Donnie Yen

  • Bing feng: Yong heng zhi men [Iceman: The Time Traveler] (2018)

    Bing feng: Yong heng zhi men [Iceman: The Time Traveler] (2018)

    (On TV, September 2020) Imagine my surprise, upon sitting down to watch Iceman: The Time Traveler, to get a big-budget, high-imagination first few minutes rushing through an entire movie’s worth of plot in less than five minutes: All right, now we’re off to the races, I thought. A quick search confirmed that this was a sequel, and that the prologue was a trailer-sized summary of the first film. Now that the origin story was out of the way, I was hoping that the film could move to more interesting material than its premise of feuding Ming-era warriors being frozen and sent to modern times. Unfortunately, I had already seen the best of what the film had to offer: The Time Traveler lives up to its title by taking us from the modern era back a few hundred years, then to the 1920s, then all over the place in a plot that disintegrates the longer it goes on. Save for a somewhat spectacular final sequence set aboard a train that keeps going through time, the action and spectacle in the film are lacking, with superstar Donnie Yen turning in the strict minimum. There are one or two beats about the inevitability of a closed time loop (recast in romantic tragedy) but otherwise the result just isn’t all that interesting, and the incoherency of the film goes far beyond lacking cultural references or having to rely on translated subtitles. Digging deeper in the film’s production and reception in China reveals that Iceman: The Time Traveler remains one of the biggest flops of recent years—there’s a contentious production history between Yen and the film’s producers, as well as scathing reviews from Chinese-language sources.
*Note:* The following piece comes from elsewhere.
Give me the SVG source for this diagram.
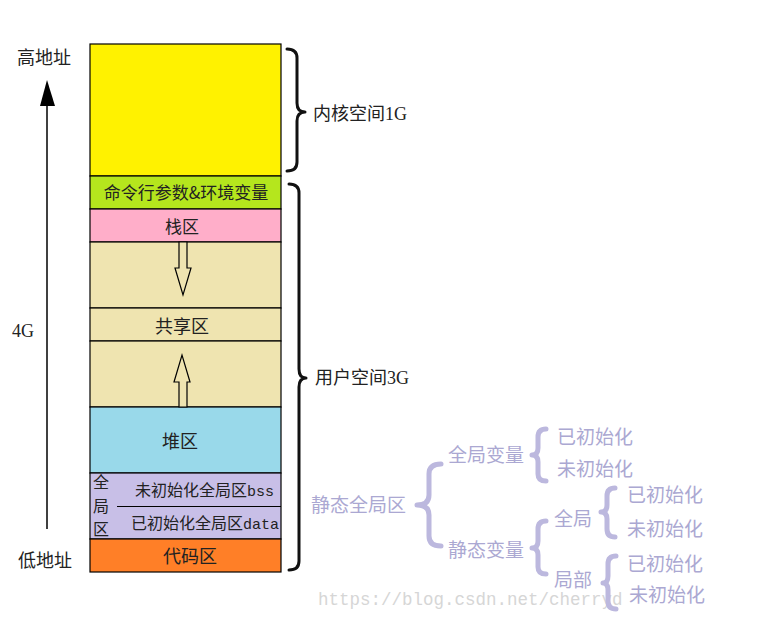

No wonder it’s even less interesting to western audiences: it’s just a bad film from the start.

  • Yip Man (2008)

    Yip Man (2008)

    (Netflix Streaming, September 2015) I’m definitely not as good an audience for martial arts films as I was a decade ago, because even if I can recognize Yip Man as a good example of the form, accomplished in its fights yet with something more on its mind than a simple succession of combat demonstrations, I can’t muster much enthusiasm for it.  Set largely against the backdrop of the Japanese occupation of China before and during WW2, Yip Man is, more than anything else, a showcase for the affable and quiet power of Donnie Yen, who plays the title role as a charming but utterly competent martial arts instructor.  The fights grow in ferocity, from playful sparring to bone-crunching mortal combat.  The cinematography is too-often similar, though, and some of the narrative points aren’t made with any subtlety at all.  A comparison with The Grandmaster, which focused on the same character’s story, is almost instructive: While The Grandmaster led nowhere, it did seem to do so in far more lavish style, and as a result may linger in memory a bit longer than Yip Man even if its narrative flaws were deeper.  I actually liked Yip Man; I just expected that I’d like it even more than I actually did.